- The Washington Times - Friday, October 25, 2002

John Allen Muhammad, the sniper suspect arrested early yesterday, was a convert to Islam who federal sources say sympathized with the September 11 hijackers.

Mr. Muhammad, formerly known as John Allen Williams, was arrested at a rest stop on Interstate 70 at Myersville, Md., along with Lee Malvo, 17.

Reports said that Mr. Muhammad, 42, converted 17 years ago to the brand of Islam associated with Minister Louis Farrakhan's Nation of Islam. He changed his name a year ago.

Founded in 1931 by Elijah Muhammad as a black separatist group, the Nation of Islam changed course in 1975 to align itself with mainstream Islam, renaming itself the American Muslim Mission. By choosing the same last name as its founder, the sniper suspect may have preferred this less strident version of Islam, said Georgetown University Islamic studies professor John Esposito.

"There's no formal connection we know of to groups like al Qaeda, but his last name is Muhammad," he noted. "I am leery as to what one can say about this. It's the last thing Muslims need right now. This is their worst nightmare."

The present-day Nation of Islam, headed by Mr. Farrakhan, broke with American Muslim Mission and is now based in Chicago. A spokeswoman for the Nation of Islam said it had no connection with Mr. Muhammad.

"We don't know him and we don't know what he's part of," she said.

Police sources said Mr. Muhammad was connected with the Islamic Community Center in Laurel, where he may have served as a guard. He is also said to have put in guard duty during the Million Man March in October 1995.

The Seattle Times described him as "a Muslim convert and former Fort Lewis soldier sympathetic to Islamic terrorists."

The newspaper quoted several federal sources as saying Mr. Muhammad and Mr. Malvo might have been motivated by anti-American sentiments. Both were known to have spoken sympathetically about the September 11 hijackers, the sources said, adding that neither man was believed to be associated with the al Qaeda terrorist network.

No one answered phone calls at the Laurel center yesterday.

American Muslim groups and leaders yesterday quickly distanced themselves from any connection with Mr. Muhammad, or tried to find equivalents within Christianity.

"Just like there's Christian extremists who taint the Christian faith there are Muslims who degrade their faith by cloaking terrorist activity in Islam," Quannel X, a minister for the New Black Panthers, told Fox News. "We would never condone attacking innocent men, women and children."

Nihad Awad, executive director of the Council on American-Islamic Relations (CAIR), said the public should not stereotype Islam because of the last name of this suspect.

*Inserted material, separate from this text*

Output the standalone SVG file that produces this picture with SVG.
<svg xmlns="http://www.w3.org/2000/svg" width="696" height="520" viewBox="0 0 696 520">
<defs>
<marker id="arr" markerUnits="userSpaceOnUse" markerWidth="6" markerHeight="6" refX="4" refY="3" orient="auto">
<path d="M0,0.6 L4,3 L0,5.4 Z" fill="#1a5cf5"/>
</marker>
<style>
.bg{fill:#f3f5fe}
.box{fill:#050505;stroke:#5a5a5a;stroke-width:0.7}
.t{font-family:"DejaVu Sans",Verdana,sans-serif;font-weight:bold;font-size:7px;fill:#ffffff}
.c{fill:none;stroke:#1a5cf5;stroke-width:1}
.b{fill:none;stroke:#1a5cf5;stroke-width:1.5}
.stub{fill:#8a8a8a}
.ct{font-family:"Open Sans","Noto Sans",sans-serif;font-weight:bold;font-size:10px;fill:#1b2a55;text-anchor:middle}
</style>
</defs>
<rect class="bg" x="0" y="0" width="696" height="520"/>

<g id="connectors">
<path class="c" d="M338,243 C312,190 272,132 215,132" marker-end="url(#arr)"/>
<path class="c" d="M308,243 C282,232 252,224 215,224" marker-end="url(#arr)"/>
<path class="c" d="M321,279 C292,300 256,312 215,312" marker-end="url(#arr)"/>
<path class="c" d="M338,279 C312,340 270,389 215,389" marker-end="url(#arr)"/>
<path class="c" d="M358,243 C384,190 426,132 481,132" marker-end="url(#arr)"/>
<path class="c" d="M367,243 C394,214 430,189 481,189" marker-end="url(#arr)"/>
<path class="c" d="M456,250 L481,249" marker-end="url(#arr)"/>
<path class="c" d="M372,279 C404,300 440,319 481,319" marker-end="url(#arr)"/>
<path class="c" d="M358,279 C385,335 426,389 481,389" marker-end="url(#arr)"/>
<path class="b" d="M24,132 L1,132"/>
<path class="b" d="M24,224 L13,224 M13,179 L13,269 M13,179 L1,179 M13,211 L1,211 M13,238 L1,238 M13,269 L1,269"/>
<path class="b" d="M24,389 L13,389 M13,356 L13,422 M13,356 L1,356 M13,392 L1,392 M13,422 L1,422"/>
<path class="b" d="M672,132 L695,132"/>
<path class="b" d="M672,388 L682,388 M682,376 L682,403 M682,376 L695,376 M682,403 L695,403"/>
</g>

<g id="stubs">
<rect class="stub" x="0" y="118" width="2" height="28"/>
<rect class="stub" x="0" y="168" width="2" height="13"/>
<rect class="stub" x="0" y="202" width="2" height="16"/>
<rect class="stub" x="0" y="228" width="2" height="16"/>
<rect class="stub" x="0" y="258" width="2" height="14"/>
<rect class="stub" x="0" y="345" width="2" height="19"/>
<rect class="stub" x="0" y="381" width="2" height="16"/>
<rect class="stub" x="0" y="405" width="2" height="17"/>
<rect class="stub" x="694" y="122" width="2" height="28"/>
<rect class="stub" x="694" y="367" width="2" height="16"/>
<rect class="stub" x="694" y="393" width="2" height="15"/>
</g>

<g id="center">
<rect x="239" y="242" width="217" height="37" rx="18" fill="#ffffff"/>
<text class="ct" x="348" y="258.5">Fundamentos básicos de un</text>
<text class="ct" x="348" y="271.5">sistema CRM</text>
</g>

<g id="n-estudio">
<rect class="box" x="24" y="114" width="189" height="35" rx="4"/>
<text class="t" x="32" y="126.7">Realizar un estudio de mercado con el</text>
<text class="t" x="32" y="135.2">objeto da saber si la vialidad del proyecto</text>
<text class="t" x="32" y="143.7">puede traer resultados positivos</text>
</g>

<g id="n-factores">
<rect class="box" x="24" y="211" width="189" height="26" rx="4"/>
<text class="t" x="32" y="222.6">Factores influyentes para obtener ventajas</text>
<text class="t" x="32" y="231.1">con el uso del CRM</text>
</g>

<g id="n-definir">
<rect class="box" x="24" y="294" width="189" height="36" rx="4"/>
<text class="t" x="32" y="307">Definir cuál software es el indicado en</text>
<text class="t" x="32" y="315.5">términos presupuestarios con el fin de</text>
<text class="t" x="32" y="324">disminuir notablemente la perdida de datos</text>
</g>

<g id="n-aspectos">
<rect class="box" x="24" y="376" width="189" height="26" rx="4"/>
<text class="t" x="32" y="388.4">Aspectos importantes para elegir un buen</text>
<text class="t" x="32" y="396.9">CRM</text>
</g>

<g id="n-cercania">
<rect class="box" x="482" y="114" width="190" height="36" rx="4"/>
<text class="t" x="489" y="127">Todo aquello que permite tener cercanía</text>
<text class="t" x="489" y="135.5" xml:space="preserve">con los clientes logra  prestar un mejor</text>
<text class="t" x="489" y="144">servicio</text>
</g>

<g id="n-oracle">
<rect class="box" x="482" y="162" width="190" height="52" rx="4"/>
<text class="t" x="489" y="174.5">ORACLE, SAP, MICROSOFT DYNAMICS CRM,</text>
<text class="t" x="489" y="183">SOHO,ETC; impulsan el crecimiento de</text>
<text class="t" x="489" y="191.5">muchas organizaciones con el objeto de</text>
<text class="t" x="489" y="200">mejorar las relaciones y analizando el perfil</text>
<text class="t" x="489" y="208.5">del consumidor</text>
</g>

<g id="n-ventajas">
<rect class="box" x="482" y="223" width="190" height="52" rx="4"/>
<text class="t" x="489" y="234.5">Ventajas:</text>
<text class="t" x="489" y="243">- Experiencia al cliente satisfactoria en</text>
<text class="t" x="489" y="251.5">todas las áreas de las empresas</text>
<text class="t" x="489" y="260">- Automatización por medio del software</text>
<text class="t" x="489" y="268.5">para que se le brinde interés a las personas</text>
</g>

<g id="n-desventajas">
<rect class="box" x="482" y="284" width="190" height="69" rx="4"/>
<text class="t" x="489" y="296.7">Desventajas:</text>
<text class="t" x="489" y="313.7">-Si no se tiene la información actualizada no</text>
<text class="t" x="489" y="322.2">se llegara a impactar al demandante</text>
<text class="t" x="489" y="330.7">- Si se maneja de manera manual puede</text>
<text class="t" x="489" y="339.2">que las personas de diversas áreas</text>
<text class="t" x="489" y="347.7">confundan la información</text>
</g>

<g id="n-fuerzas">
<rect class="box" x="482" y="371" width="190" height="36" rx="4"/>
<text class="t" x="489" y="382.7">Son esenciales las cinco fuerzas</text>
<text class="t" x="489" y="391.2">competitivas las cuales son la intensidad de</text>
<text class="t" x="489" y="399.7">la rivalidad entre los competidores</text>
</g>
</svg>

"We are concerned that because a suspect in this case has the last name of Muhammad, American Muslims will now face scapegoating and bias," he said. "Police reports indicate the suspects acted alone, based on their own motivations. There is no indication that this case is related to Islam or Muslims.

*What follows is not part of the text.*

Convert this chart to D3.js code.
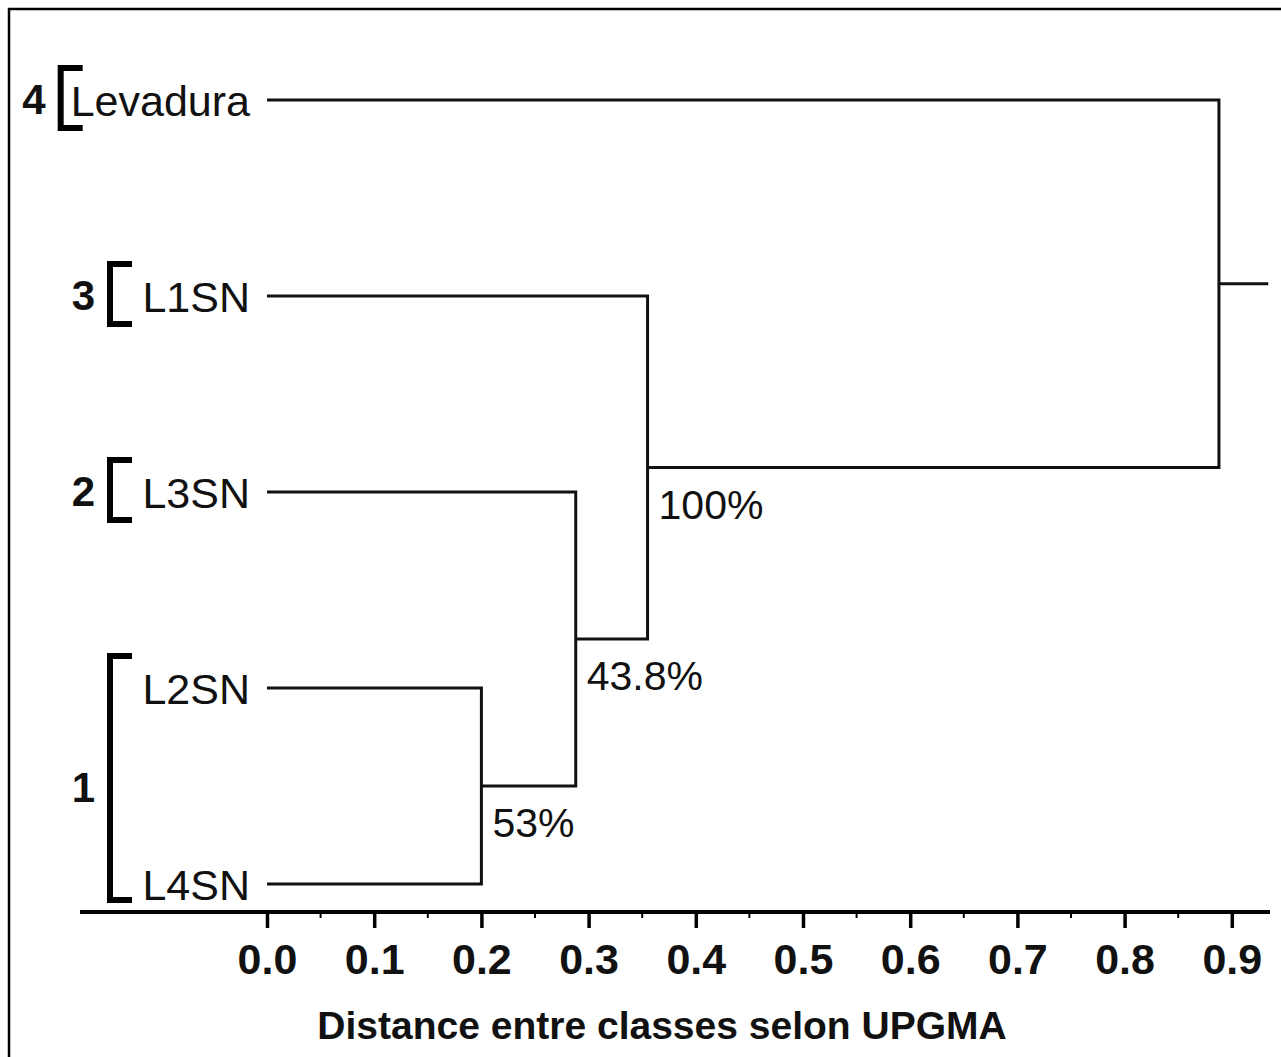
<!DOCTYPE html>
<html><head><meta charset="utf-8">
<script src="https://cdn.jsdelivr.net/npm/d3@7"></script>
<style>body{margin:0;background:#fff;} svg{display:block;}</style>
</head><body>
<script>
// ---- data ----
const leaves = ["Levadura", "L1SN", "L3SN", "L2SN", "L4SN"];
const mergeNames   = ["m0", "m1", "m2", "m3"];
const mergeLeft    = ["L2SN", "L3SN", "L1SN", "Levadura"];
const mergeRight   = ["L4SN", "m0", "m1", "m2"];
const mergeHeights = [0.2, 0.288, 0.355, 0.888];
const mergeSupport = ["53%", "43.8%", "100%", ""];
const rootStub = 0.046;
const groupLabels  = ["4", "3", "2", "1"];
const groupMembers = [["Levadura"], ["L1SN"], ["L3SN"], ["L2SN", "L4SN"]];
const tickValues = [0, 0.1, 0.2, 0.3, 0.4, 0.5, 0.6, 0.7, 0.8, 0.9];
const tickLabels = ["0.0", "0.1", "0.2", "0.3", "0.4", "0.5", "0.6", "0.7", "0.8", "0.9"];
const minorTicks = [0.05, 0.15, 0.25, 0.35, 0.45, 0.55, 0.65, 0.75, 0.85];
const axisTitle = "Distance entre classes selon UPGMA";

// ---- layout ----
const W = 1281, H = 1057;
const svg = d3.select("body").append("svg").attr("width", W).attr("height", H);
const x = d3.scaleLinear().domain([0, 1]).range([267, 1339]);
const y = d3.scalePoint().domain(leaves).range([100, 884]);
const font = "'Liberation Sans', Arial, sans-serif";

svg.append("rect").attr("x", 9).attr("y", 9).attr("width", W + 20).attr("height", H + 20)
  .attr("fill", "none").attr("stroke", "#000").attr("stroke-width", 2.5);

// node positions
const pos = {};
leaves.forEach(l => pos[l] = {x: x(0), y: y(l)});
const g = svg.append("g").attr("fill", "none").attr("stroke", "#111").attr("stroke-width", 3);
mergeNames.forEach((m, i) => {
  const a = pos[mergeLeft[i]], b = pos[mergeRight[i]];
  const mx = x(mergeHeights[i]);
  const my = (a.y + b.y) / 2;
  pos[m] = {x: mx, y: my};
  g.append("path").attr("d", `M${a.x},${a.y}H${mx}V${b.y}H${b.x}`);
  if (mergeSupport[i]) {
    svg.append("text").attr("x", mx + 11).attr("y", my + 51)
      .attr("font-family", font).attr("font-size", 41).attr("fill", "#111")
      .text(mergeSupport[i]);
  }
});
const root = pos[mergeNames[mergeNames.length - 1]];
g.append("path").attr("d", `M${root.x},${root.y}H${x(mergeHeights[3] + rootStub)}`);

// leaf labels
const labelEnd = 250;
const lab = {};
leaves.forEach(l => {
  lab[l] = svg.append("text").attr("x", labelEnd).attr("y", y(l) + 16)
    .attr("text-anchor", "end").attr("font-family", font).attr("font-size", 43)
    .attr("fill", "#111").text(l);
});

// group brackets
groupLabels.forEach((gl, i) => {
  const mem = groupMembers[i];
  const start = d3.min(mem, m => labelEnd - lab[m].node().getComputedTextLength());
  const bx = Math.min(start - 10, 110);
  const y0 = y(mem[0]) - 32, y1 = y(mem[mem.length - 1]) + (mem.length > 1 ? 16 : 28);
  svg.append("path").attr("d", `M${bx + 22},${y0}H${bx}V${y1}H${bx + 22}`)
    .attr("fill", "none").attr("stroke", "#000").attr("stroke-width", 6);
  svg.append("text").attr("x", bx - 15).attr("y", (y0 + y1) / 2 + (mem.length > 1 ? 24 : 16))
    .attr("text-anchor", "end").attr("font-family", font).attr("font-weight", "bold")
    .attr("font-size", 42).attr("fill", "#111").text(gl);
});

// axis
const axisY = 912;
svg.append("line").attr("x1", 80).attr("x2", 1270).attr("y1", axisY).attr("y2", axisY)
  .attr("stroke", "#000").attr("stroke-width", 4);
const ax = svg.append("g").attr("transform", `translate(0,${axisY})`)
  .call(d3.axisBottom(x).tickValues(tickValues).tickSize(16).tickPadding(15)
    .tickFormat((d, i) => tickLabels[i]));
ax.select(".domain").remove();
ax.selectAll(".tick line").attr("stroke", "#000").attr("stroke-width", 3.5);
ax.selectAll(".tick text").attr("font-family", font).attr("font-weight", "bold")
  .attr("font-size", 43).attr("fill", "#111");
svg.append("g").selectAll("line").data(minorTicks).join("line")
  .attr("x1", d => x(d)).attr("x2", d => x(d)).attr("y1", axisY).attr("y2", axisY + 6)
  .attr("stroke", "#000").attr("stroke-width", 2);

svg.append("text").attr("x", 662).attr("y", 1039).attr("text-anchor", "middle")
  .attr("font-family", font).attr("font-weight", "bold").attr("font-size", 39)
  .attr("fill", "#111").text(axisTitle);
</script>
</body></html>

"We therefore ask journalists and media commentators to avoid speculation based on stereotyping or prejudice. The American Muslim community should not be held accountable for the alleged criminal actions of what appear to be troubled and deranged individuals," he said.

Imam Hassan Qazwini, a Shi'ite religious leader at the Islamic Center in Detroit, said the possibility of the sniper being a Muslim never crossed his mind, especially because of the presence of a tarot card at the site of the Oct. 7 shooting of a 13-year-old boy in Bowie. Muslims do not believe in tarot mythology.

"I am amazed that this has happened and I am shocked to find out he is a Muslim," he said. "That's very difficult, very disturbing to find this out."

Along with CAIR, the American Muslim Council praised law enforcement authorities yesterday for ending the terror. "We pray that God will rid our land of such malcontent sickness," said Eric Erfan Vickers, executive director of the council.

Since the September 11 attacks, many Muslim groups have become defenders of civil liberties as American law enforcement has rounded up Muslims and Arab-looking suspects or immigrants.

Islamic leaders also say Muslims were first blamed for the 1995 Oklahoma City bombings until police located the real terrorist, Timothy McVeigh, a white man who was not a Muslim.